Friday, October 4, 2013

Author Ann Clark: The Chalkboard Champion of Native American Students

 

Many distinguished educators have dedicated their professional lives to working with underprivileged student populations. One such teacher was Ann Nolan Clark.

Ann Clark was born on December 5, 1896, in Las Vegas, New Mexico. When Ann was 21, she graduated from New Mexico Normal School, now known as New Mexico Highlands University, in Las Vegas, New Mexico.

Ann inaugurated her teaching career as a professor of English at Highlands University, but in 1923, she accepted a position teaching reading to Native American children in a one-room schoolhouse at the Black Rock School in Zuni, and then at Tesuque. Little did she know that this position would last twenty-five years. While teaching in the Indian schools, Ann observed that the Native American children learned more easily when their primers were geared towards their life experiences.
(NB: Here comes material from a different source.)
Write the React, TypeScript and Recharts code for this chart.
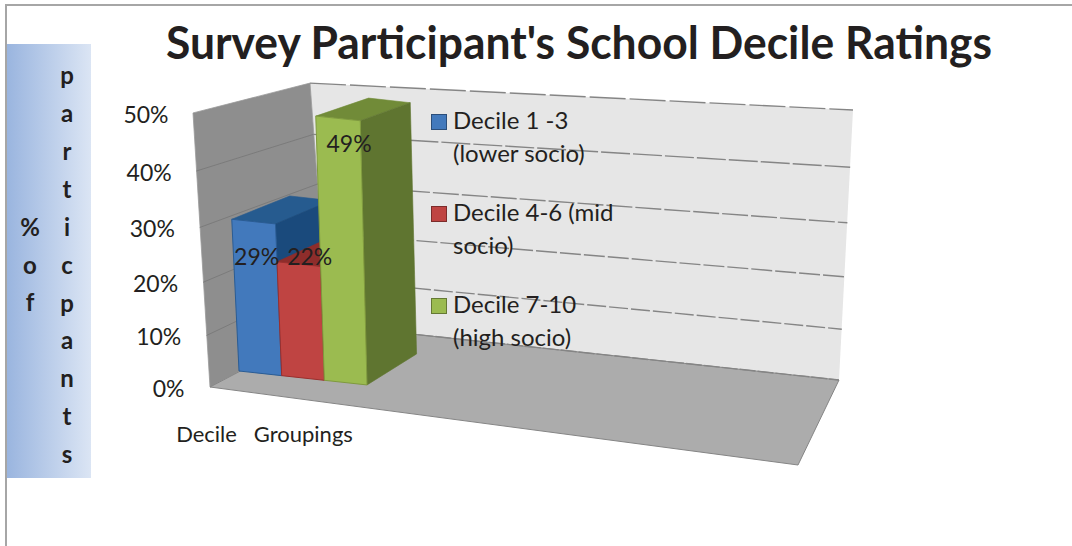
import React from "react";
import { BarChart, Bar, XAxis, YAxis, Legend, LabelList, Customized } from "recharts";

const categories = ["Decile   Groupings", "", ""];
const seriesNames = ["Decile 1 -3 (lower socio)", "Decile 4-6 (mid socio)", "Decile 7-10 (high socio)"];
const seriesValues = [29, 22, 49];
const yTicks = [0, 10, 20, 30, 40, 50];
const axisTitleLeft = ["%", "o", "f"];
const axisTitleRight = ["p", "a", "r", "t", "i", "c", "p", "a", "n", "t", "s"];

const data = categories.map((name, i) => ({
  name,
  s0: i === 0 ? seriesValues[0] : null,
  s1: i === 0 ? seriesValues[1] : null,
  s2: i === 0 ? seriesValues[2] : null,
}));

const FONT = "Lato, Carlito, sans-serif";
const INK = "#231f20";
const plot = { left: 205, right: 793, top: 113, bottom: 387 };
const faces = [
  { front: "#4279bc", top: "#265b8f", side: "#1a4a7c", edge: "#2a5c94" },
  { front: "#bf4442", top: "#8e2d2b", side: "#8e2d2b", edge: "#9a2f2d" },
  { front: "#9bbb50", top: "#718b38", side: "#5f7530", edge: "#7f9a3e" },
];
const labelOffsets = [
  [3, 38],
  [11, -5],
  [11, 28],
];

// Oblique projection of the flat plot into the picture's 3-D look.
const rise = (v: number) => 5 * v + 0.008 * v * v;
const valueAt = (y: number) => ((plot.bottom - y) / (plot.bottom - plot.top)) * 50;
const baseY = (x: number) => 371 + 0.109 * (x - 239);
const lean = (x: number) => -0.25 + 0.00088 * (x - 239);
const front = (x: number, v: number): [number, number] => [x + lean(x) * v, baseY(x) - rise(v)];
const back = (x: number, v: number): [number, number] => {
  const [fx, fy] = front(x, v);
  return [fx + 58 - 0.0625 * (fx - 232), fy - (31 - 0.265 * v)];
};
const pts = (list: [number, number][]) => list.map((p) => p.join(",")).join(" ");

// Wall corners: base point, lean per unit, height factor.
const corner = (bx: number, by: number, l: number, k: number) => (t: number): [number, number] => [
  bx + l * t,
  by - k * rise(t),
];
const frontLeft = corner(210, 387, -0.34, 1.015);
const backLeft = corner(328, 325, -0.36, 0.896);
const backRight = corner(839, 380, 0.28, 1);
const floorFrontRight: [number, number] = [798, 465];
const dashes: Record<number, string> = { 0: "16 2", 10: "19 3", 20: "21 3", 30: "26 3", 40: "29 3", 50: "36 4" };

const Scene = () => (
  <g>
    <defs>
      <linearGradient id="axisBox" x1="0" x2="1" y1="0" y2="0">
        <stop offset="0" stopColor="#9ab5df" />
        <stop offset="1" stopColor="#dbe5f4" />
      </linearGradient>
    </defs>
    <path d="M6 546V5H1072" fill="none" stroke="#a6a6a6" strokeWidth={2} />
    <rect x={7} y={44} width={84} height={434} fill="url(#axisBox)" />
    {axisTitleLeft.map((c, i) => (
      <text key={i} x={30} y={230 + i * 37.5} textAnchor="middle" dominantBaseline="middle" fontFamily={FONT} fontWeight={700} fontSize={24} fill={INK}>
        {c}
      </text>
    ))}
    {axisTitleRight.map((c, i) => (
      <text key={i} x={67} y={78 + i * 37.9} textAnchor="middle" dominantBaseline="middle" fontFamily={FONT} fontWeight={700} fontSize={24} fill={INK}>
        {c}
      </text>
    ))}
    <text x={579} y={59} textAnchor="middle" fontFamily={FONT} fontWeight={700} fontSize={46} fill={INK} textLength={826} lengthAdjust="spacingAndGlyphs">
      Survey Participant's School Decile Ratings
    </text>

    <polygon points={pts([backLeft(0), backRight(0), backRight(50), backLeft(50)])} fill="#e6e6e6" />
    <polygon points={pts([frontLeft(0), backLeft(0), backLeft(50), frontLeft(50)])} fill="#8e8e8e" stroke="#9a9a9a" strokeWidth={0.8} />
    <polygon points={pts([frontLeft(0), backLeft(0), backRight(0), floorFrontRight])} fill="#acacac" stroke="#858585" strokeWidth={1} />
    {yTicks.map((t) => (
      <g key={t}>
        <line x1={backLeft(t)[0]} y1={backLeft(t)[1]} x2={backRight(t)[0]} y2={backRight(t)[1]} stroke="#858585" strokeWidth={1.4} strokeDasharray={dashes[t]} />
        {t > 0 && t < 50 && (
          <line x1={frontLeft(t)[0]} y1={frontLeft(t)[1]} x2={backLeft(t)[0]} y2={backLeft(t)[1]} stroke="#7b7b7b" strokeWidth={1} />
        )}
      </g>
    ))}
  </g>
);

const BarShape = (i: number) => (props: any) => {
  const { x, y, width } = props;
  if (!Number.isFinite(y) || !width) return null;
  const v = valueAt(y);
  if (v <= 0) return null;
  const c = faces[i];
  const r = x + width;
  return (
    <g>
      <polygon points={pts([back(x, v), back(r, v), front(r, v), front(x, v)])} fill={c.top} stroke={c.top} strokeWidth={0.6} />
      <polygon points={pts([front(r, 0), front(r, v), back(r, v), back(r, 0)])} fill={c.side} stroke={c.side} strokeWidth={0.6} />
      <polygon points={pts([front(x, 0), front(r, 0), front(r, v), front(x, v)])} fill={c.front} stroke={c.edge} strokeWidth={1} />
    </g>
  );
};

const BarLabel = (i: number) => (props: any) => {
  const { x, y, width, value } = props;
  if (value == null || !Number.isFinite(y)) return null;
  const v = valueAt(y);
  const mid = x + width / 2;
  const [px, py] = front(mid, v);
  return (
    <text x={px + labelOffsets[i][0]} y={py + labelOffsets[i][1]} textAnchor="middle" dominantBaseline="middle" fontFamily={FONT} fontSize={23} fill={INK}>
      {value}%
    </text>
  );
};

const YTick = (props: any) => {
  const t = props.payload.value;
  return (
    <text x={184.5 - 0.32 * t} y={frontLeft(t)[1] + 4} textAnchor="end" dominantBaseline="middle" fontFamily={FONT} fontSize={23} fill={INK}>
      {t}%
    </text>
  );
};

const XTick = (props: any) => {
  const label = props.payload.value;
  if (!label) return null;
  return (
    <text x={props.x - 38.5} y={436} textAnchor="middle" dominantBaseline="middle" fontFamily={FONT} fontSize={22} fill={INK} style={{ whiteSpace: "pre" }}>
      {label}
    </text>
  );
};

const LegendBox = (props: any) => (
  <div style={{ fontFamily: FONT, fontSize: 24, lineHeight: "33px", color: INK }}>
    {props.payload.map((e: any) => (
      <div key={e.value} style={{ position: "relative", height: 92, paddingLeft: 22, width: 170 }}>
        <span style={{ position: "absolute", left: 0, top: 11, width: 16, height: 16, boxSizing: "border-box", background: e.color, border: "1.5px solid rgba(0,0,0,0.35)" }} />
        {e.value}
      </div>
    ))}
  </div>
);

export default function App() {
  return (
    <div style={{ position: "absolute", left: 0, top: 0, width: 1072, height: 546, background: "#fff" }}>
      <BarChart
        width={1072}
        height={546}
        data={data}
        barGap={0}
        margin={{ top: plot.top, left: plot.left - 100, right: 1072 - plot.right, bottom: 546 - plot.bottom - 60 }}
      >
        <Customized component={Scene} />
        <XAxis dataKey="name" height={60} axisLine={false} tickLine={false} tick={XTick} interval={0} />
        <YAxis width={100} domain={[0, 50]} ticks={yTicks} axisLine={false} tickLine={false} tick={YTick} />
        <Legend
          layout="horizontal"
          verticalAlign="middle"
          align="center"
          wrapperStyle={{ left: 431, top: 103, width: 200 }}
          content={LegendBox}
        />
        {seriesValues.map((_, i) => (
          <Bar key={i} dataKey={`s${i}`} name={seriesNames[i]} fill={faces[i].front} barSize={42.67} shape={BarShape(i)} isAnimationActive={false}>
            <LabelList dataKey={`s${i}`} content={BarLabel(i)} />
          </Bar>
        ))}
      </BarChart>
    </div>
  );
}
She began writing primers with characters and situations that honored the the Pueblo way of life. Many of these primers were then published by mainstream publishing companies. She eventually broadened her scope and wrote children's books with Navajo, Sioux, Finnish, and Hispanic characters. She also published a number of professional articles under the pseudonym Marie Dunne.

Between 1940 and 1951, the U.S. Bureau of Indian Affairs published fifteen of Ann's books. Her book In My Mother's House, illustrated by Pueblo artist Velino Herrera, earned a Caldecott Honor Book Award in 1942. During the 1940s, Ann also wrote multi-cultural books for the Haskell Foundation and the Haskell Indian Nations University at Lawrence, Kansas. One of them was The Slim Butte Raccoon, illustrated by Andrew Standing Soldier.
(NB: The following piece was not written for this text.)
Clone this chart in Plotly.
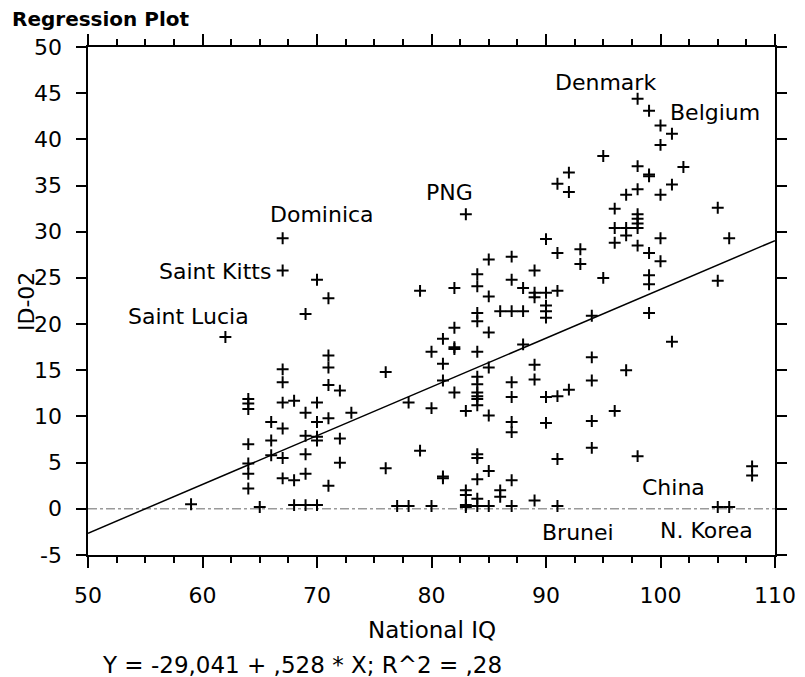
import numpy as np
import plotly.graph_objects as go

# ---- data (National IQ, ID-02) ----
iq = [67, 67, 70, 71, 69, 62, 71, 71, 67, 64, 64, 64, 64, 64, 64, 64, 59, 65,
      66, 66, 66, 67, 67, 68, 67, 67, 67, 68, 68, 69, 70, 69, 69, 69, 69, 70,
      70, 70, 70, 71, 72, 71, 72, 72, 71, 73,
      83, 85, 84, 84, 85, 79, 82, 84, 84, 86, 82, 85, 81, 80, 82, 82, 84, 81,
      85, 76, 81, 84, 84, 84, 84, 84, 84, 85, 82, 83, 80, 78, 79, 76, 81, 81,
      84, 84, 85, 84, 83, 83, 83, 83, 84, 84, 85, 86, 86, 77, 78, 80,
      95, 98, 99, 99, 98, 97, 92, 91, 92, 96, 98, 98, 98, 98, 96, 97, 97, 96,
      98, 99, 90, 91, 93, 93, 95, 87, 89, 87, 88, 89, 89, 90, 91, 90, 90, 90,
      87, 88, 99, 99, 99, 94,
      88, 89, 89, 87, 87, 87, 87, 90, 91, 92, 90, 94, 94, 97, 96, 94, 94, 91,
      98, 87, 87, 89, 91,
      98, 99, 100, 101, 100, 102, 101, 100, 105, 100, 106, 100, 105, 101,
      108, 108, 105, 106]
id02 = [29.3, 25.8, 24.8, 22.8, 21.1, 18.6, 16.6, 15.3, 15.1, 11.9, 11.4, 10.8,
        7.0, 4.9, 3.8, 2.2, 0.5, 0.2,
        9.4, 7.4, 5.8, 13.7, 11.5, 11.7, 8.7, 5.5, 3.3, 3.1, 0.4, 0.4, 0.4,
        10.4, 7.9, 5.9, 3.8, 11.5, 9.4, 7.8, 7.4, 13.4, 12.8, 9.8, 7.6, 5.0,
        2.5, 10.4,
        31.9, 27.0, 25.4, 24.1, 23.0, 23.6, 23.9, 21.2, 20.3, 21.4, 19.6, 19.1,
        18.4, 17.0, 17.5, 17.3, 17.0, 15.7, 15.3, 14.8, 13.9, 14.3, 13.5, 12.6,
        12.2, 11.9, 11.2, 10.1, 12.6, 10.6, 10.9, 11.5, 6.3, 4.4, 3.5, 3.3,
        5.9, 5.5, 4.1, 3.2, 2.0, 1.5, 0.4, 0.2, 1.1, 0.3, 0.3, 2.0, 1.3, 0.3,
        0.3, 0.3,
        38.2, 37.1, 36.2, 36.0, 34.6, 34.0, 36.4, 35.2, 34.3, 32.5, 31.9, 31.4,
        30.9, 30.4, 30.4, 30.4, 29.6, 28.8, 28.5, 27.7, 29.2, 27.7, 28.1, 26.5,
        25.0, 27.3, 25.8, 24.8, 23.9, 23.4, 22.9, 23.4, 23.6, 22.0, 21.4, 20.7,
        21.4, 21.4, 25.3, 24.3, 21.2, 20.9,
        17.8, 15.6, 14.0, 13.7, 12.1, 9.4, 8.3, 12.1, 12.2, 12.9, 9.3, 16.4,
        13.9, 15.0, 10.6, 9.5, 6.6, 5.4, 5.7, 3.1, 0.3, 0.9, 0.3,
        44.4, 43.1, 41.5, 40.6, 39.4, 37.0, 35.1, 34.0, 32.6, 29.3, 29.3, 26.8,
        24.7, 18.1, 4.6, 3.6, 0.2, 0.2]

# regression coefficients
intercept = -29.041
slope = 0.528

# labelled countries: text, x, y
label_text = ["Denmark", "Belgium", "PNG", "Dominica", "Saint Kitts",
              "Saint Lucia", "China", "N. Korea", "Brunei"]
label_x = [95.2, 104.8, 81.6, 70.4, 61.1, 58.75, 101.1, 104.0, 92.8]
label_y = [46.2, 42.9, 34.3, 31.9, 25.7, 20.8, 2.3, -2.4, -2.6]

x_ticks = [50, 60, 70, 80, 90, 100, 110]
y_ticks = [-5, 0, 5, 10, 15, 20, 25, 30, 35, 40, 45, 50]

FONT = "DejaVu Sans"

fig = go.Figure()

xline = np.array([50.0, 110.0])
fig.add_trace(go.Scatter(x=xline, y=intercept + slope * xline, mode="lines",
                         line=dict(color="black", width=1.5),
                         hoverinfo="skip", showlegend=False))

fig.add_trace(go.Scatter(x=iq, y=id02, mode="markers",
                         marker=dict(symbol="cross-thin", size=8.5,
                                     line=dict(color="black", width=2)),
                         showlegend=False))

fig.add_shape(type="line", xref="x", yref="y", x0=50, x1=110, y0=0, y1=0,
              line=dict(color="#9a9a9a", width=1.5, dash="dashdot"),
              layer="below")

for t, x, y in zip(label_text, label_x, label_y):
    fig.add_annotation(x=x, y=y, text=t, showarrow=False,
                       font=dict(family=FONT, size=22, color="black"),
                       xanchor="center", yanchor="middle")

axis_common = dict(showline=True, linecolor="black", linewidth=1.5,
                   mirror="allticks", ticks="outside", tickcolor="black",
                   tickwidth=1.5, showgrid=False, zeroline=False,
                   automargin=False,
                   tickfont=dict(family=FONT, size=22, color="black"))

fig.update_xaxes(range=[50, 110], tickvals=x_ticks,
                 ticktext=[str(v) for v in x_ticks], ticklen=11,
                 ticklabelstandoff=9,
                 minor=dict(dtick=2.5, ticks="outside", ticklen=6,
                            tickcolor="black", tickwidth=1.5, showgrid=False),
                 **axis_common)
fig.update_yaxes(range=[-5, 50], tickvals=y_ticks, ticklen=10,
                 showticklabels=False, **axis_common)

# y tick labels placed beside the axis
for v in y_ticks:
    fig.add_annotation(xref="paper", yref="y", x=-24 / 687, y=v,
                       text=str(v), showarrow=False,
                       font=dict(family=FONT, size=22, color="black"),
                       xanchor="right", yanchor="middle")

# axis titles and formula as annotations
fig.add_annotation(xref="paper", yref="paper", x=0.5, y=-75 / 508,
                   text="National IQ", showarrow=False,
                   font=dict(family=FONT, size=23, color="black"),
                   xanchor="center", yanchor="middle")
fig.add_annotation(xref="paper", yref="paper", x=-62 / 687, y=0.5,
                   text="ID-02", textangle=-90, showarrow=False,
                   font=dict(family=FONT, size=22, color="black"),
                   xanchor="center", yanchor="middle")
fig.add_annotation(xref="paper", yref="paper", x=12 / 687, y=-110 / 508,
                   text="Y = -29,041 + ,528 * X; R^2 = ,28", showarrow=False,
                   font=dict(family=FONT, size=23, color="black"),
                   xanchor="left", yanchor="middle")

fig.update_layout(
    width=805, height=677,
    margin=dict(l=88, r=30, t=47, b=122, pad=0, autoexpand=False),
    paper_bgcolor="white", plot_bgcolor="white",
    title=dict(text="<b>Regression Plot</b>", x=12 / 805, xanchor="left",
               y=1 - 19 / 677, yanchor="middle",
               font=dict(family=FONT, size=20, color="black")),
    showlegend=False,
)

fig.write_html("out.html", config={"displayModeBar": False},
               post_script="document.body.style.margin='0';"
                           "document.body.style.overflow='hidden';")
In 1945, the Institute for Inter-American Affairs funded an educational trip for Ann to travel to Mexico, Guatemala, Costa Rica, Ecuador, Peru, and Brazil. Her experiences on this trip led her to write such books as Magic Money, Looking-for-Something, and Secret of the Andes, which garnered her the 1953 Newberry Medal. Ann was also given the Distinguished Service Award by the Bureau of Indian Affairs in 1962 and the Regina Medial by the Catholic Library Association in 1963.

This remarkable educator passed away on December 13, 1995. During her lifetime, she published over forty books, thirty-one of them about Native American culture.